Employees across several areas of the company — business operations, analytics, marketing, engineering, and legal — have been told their role or area of focus is no longer a priority before being placed in the talent pool to await reassignment.
The talent pool is a group of employees whose roles have been eliminated, but who remain on the payroll while they await new opportunities within Klarna that align with their skills. If no suitable role is found, they may either be offered an exit package or choose to resign. Klarna insiders previously likened it to “a sneaky way of carrying out quiet layoffs.”
Some employees who were placed in the talent pool, including a few who were in senior positions, were later offered roles in the company’s customer success team, which is led by chief operating officer Camilla Giesecke, the employees told Business Insider.
Earlier this year, Klarna introduced a weekly Monday session known as “Action Day,” bringing together employees from multiple divisions to review customer app recordings and purchase flow data from user experience analytics platform Fullstory, the people Business Insider spoke to said.
The initiative was designed to analyze purchasing behavior and identify barriers that prevent customers from completing transactions. Initially held as a full-day event, the meetings were scaled back to half a day in May after some employees were concerned the format was cutting too deeply into time needed for other projects, the three people said.
The company said last year that its AI assistant was doing the work equivalent to 700 customer support agents as it froze hiring except for engineers. Last August, CEO Sebastian Siemiatkowski said in an X post that “AI allows us to be fewer in total.”

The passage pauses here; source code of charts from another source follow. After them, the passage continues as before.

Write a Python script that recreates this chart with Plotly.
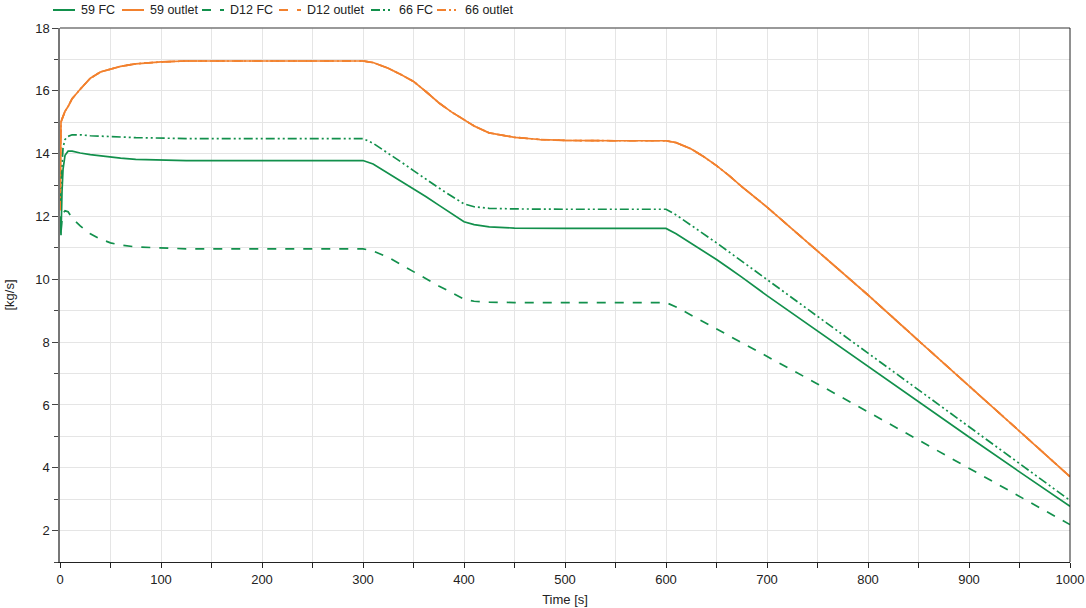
import plotly.graph_objects as go

time_s = [0, 0.5, 1, 2, 3, 5, 8, 12, 20, 30, 40, 50, 60, 75, 100, 125, 150, 200, 250, 300,
          310, 325, 337.5, 350, 362.5, 375, 387.5, 400, 410, 425, 450, 475, 500, 550, 600,
          610, 625, 637.5, 650, 662.5, 675, 700, 750, 800, 850, 900, 950, 1000]

fc_59 = [12.0, 11.4, 11.4, 12.8, 13.5, 13.95, 14.08, 14.08, 14.02, 13.97, 13.93, 13.9, 13.86, 13.82, 13.79, 13.78, 13.78, 13.78, 13.78, 13.78,
         13.67, 13.38, 13.13, 12.89, 12.63, 12.36, 12.1, 11.83, 11.74, 11.67, 11.63, 11.62, 11.62, 11.62, 11.62,
         11.45, 11.15, 10.9, 10.63, 10.35, 10.07, 9.48, 8.35, 7.22, 6.1, 4.98, 3.87, 2.77]

outlet_59 = [12.2, 13.5, 15.0, 15.1, 15.2, 15.35, 15.5, 15.75, 16.05, 16.4, 16.6, 16.7, 16.78, 16.86, 16.92, 16.95, 16.95, 16.95, 16.95, 16.95,
             16.9, 16.72, 16.52, 16.3, 15.97, 15.62, 15.33, 15.08, 14.88, 14.66, 14.52, 14.45, 14.42, 14.41, 14.41,
             14.35, 14.15, 13.9, 13.62, 13.3, 12.95, 12.3, 10.9, 9.5, 8.05, 6.6, 5.15, 3.72]

fc_d12 = [12.0, 11.6, 11.5, 11.9, 12.1, 12.18, 12.15, 11.95, 11.7, 11.45, 11.28, 11.16, 11.09, 11.03, 10.99, 10.97, 10.97, 10.97, 10.97, 10.97,
          10.9, 10.7, 10.47, 10.24, 10.01, 9.79, 9.58, 9.37, 9.3, 9.27, 9.26, 9.26, 9.26, 9.26, 9.26,
          9.12, 8.86, 8.63, 8.41, 8.2, 7.98, 7.55, 6.67, 5.78, 4.88, 3.98, 3.09, 2.19]

outlet_d12 = list(outlet_59)

fc_66 = [12.5, 12.6, 13.0, 13.8, 14.2, 14.45, 14.55, 14.6, 14.6, 14.57, 14.55, 14.54, 14.53, 14.51, 14.49, 14.48, 14.48, 14.48, 14.48, 14.48,
         14.33, 14.02, 13.74, 13.46, 13.18, 12.91, 12.65, 12.4, 12.31, 12.26, 12.24, 12.23, 12.23, 12.23, 12.23,
         12.05, 11.72, 11.45, 11.16, 10.87, 10.58, 10.0, 8.83, 7.65, 6.48, 5.3, 4.13, 2.96]

outlet_66 = list(outlet_59)

series_names = ["59 FC", "59 outlet", "D12 FC", "D12 outlet", "66 FC", "66 outlet"]
series_values = [fc_59, outlet_59, fc_d12, outlet_d12, fc_66, outlet_66]

GREEN = "#12904c"
ORANGE = "#f2812e"
DASHDOTDOT = "9px,3px,2px,3px,2px,3px"
colors = [GREEN, ORANGE, GREEN, ORANGE, GREEN, ORANGE]
dashes = ["solid", "solid", "dash", "dash", DASHDOTDOT, DASHDOTDOT]

# figure geometry (pixels)
W, H = 1086, 608
ML, MR, MT, MB = 60, 16, 28, 46
PW, PH = W - ML - MR, H - MT - MB

fig = go.Figure()
for name, vals, color, dash in zip(series_names, series_values, colors, dashes):
    fig.add_trace(go.Scatter(x=time_s, y=vals, mode="lines", name=name,
                             line=dict(color=color, width=1.7, dash=dash),
                             showlegend=False))

FONT = "Liberation Sans, Arial, sans-serif"

fig.update_layout(
    width=W, height=H,
    margin=dict(l=ML, r=MR, t=MT, b=MB, autoexpand=False),
    paper_bgcolor="white", plot_bgcolor="white",
    font=dict(family=FONT, size=13, color="#222222"),
    xaxis=dict(range=[0, 1000], dtick=100, tick0=0, showgrid=True, gridcolor="#e5e5e5", gridwidth=1,
               ticks="outside", ticklen=5, tickcolor="#222", showline=True, linecolor="#222", linewidth=1,
               zeroline=False,
               minor=dict(dtick=50, showgrid=True, gridcolor="#e5e5e5", ticks="outside", ticklen=5, tickcolor="#222"),
               title=dict(text="Time [s]", font=dict(size=13), standoff=9)),
    yaxis=dict(range=[1, 18], dtick=2, tick0=0, showgrid=True, gridcolor="#e5e5e5", gridwidth=1,
               ticks="outside", ticklen=6, tickcolor="#444", showline=True, linecolor="#777", linewidth=1.5,
               zeroline=False,
               minor=dict(dtick=1, showgrid=True, gridcolor="#e5e5e5", ticks="outside", ticklen=4, tickcolor="#444"),
               title=dict(text="[kg/s]", font=dict(size=13), standoff=18)),
)

# frame: top and right borders
fig.add_shape(type="line", xref="paper", yref="paper", x0=0, x1=1, y0=1, y1=1,
              line=dict(color="#777", width=1.5), layer="above")
fig.add_shape(type="line", xref="paper", yref="paper", x0=1, x1=1, y0=0, y1=1,
              line=dict(color="#222", width=1), layer="above")

# legend row at the top (pixel layout converted to paper coordinates)
legend_line_start = [53, 122, 202, 279, 371, 437]
LINE_LEN, TEXT_GAP, LEG_Y = 22, 4, 10
def px_to_xp(px):
    return (px - ML) / PW
def py_to_yp(py):
    return (MT + PH - py) / PH
for name, color, dash, x0 in zip(series_names, colors, dashes, legend_line_start):
    fig.add_shape(type="line", xref="paper", yref="paper",
                  x0=px_to_xp(x0), x1=px_to_xp(x0 + LINE_LEN),
                  y0=py_to_yp(LEG_Y), y1=py_to_yp(LEG_Y),
                  line=dict(color=color, width=2, dash=dash))
    fig.add_annotation(xref="paper", yref="paper", x=px_to_xp(x0 + LINE_LEN + TEXT_GAP),
                       y=py_to_yp(LEG_Y), text=name, showarrow=False,
                       xanchor="left", yanchor="middle",
                       font=dict(family=FONT, size=12.5, color="#222222"))

fig.write_html("out.html", config={"displayModeBar": False},
               post_script="document.body.style.margin='0';document.body.style.overflow='hidden';")
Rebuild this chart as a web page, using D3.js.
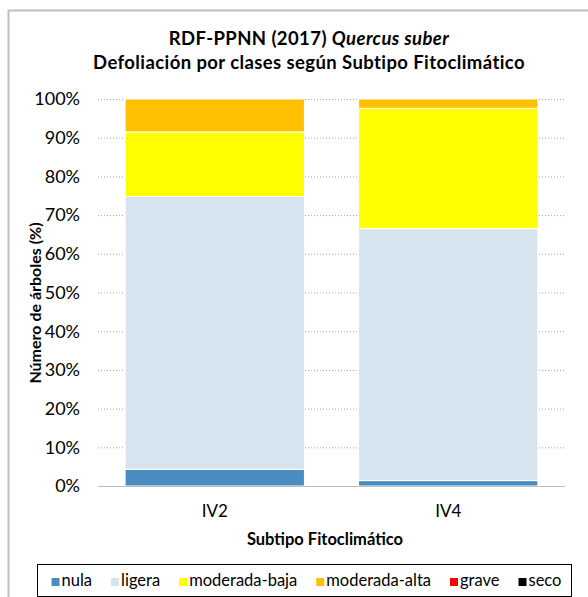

The Klarna chief wrote in another X post in February that the company “had an epiphany”, realizing that in the AI age “nothing will be as valuable as humans.” He added that it would start working towards being “the best at offering a human to speak to.” Siemiatkowski announced that Klarna was testing out a gig work model to hire customer service agents during an interview with Bloomberg in May, in which he said his cost-cutting push went too far.
“As cost unfortunately seems to have been a too predominant evaluation factor when organizing this, what you end up having is lower quality,” he told Bloomberg. “Really investing in the quality of the human support is the way of the future for us.”
While many companies embrace AI in customer support, some like Starbucks are increasingly leaning on humans to offer a better customer journey.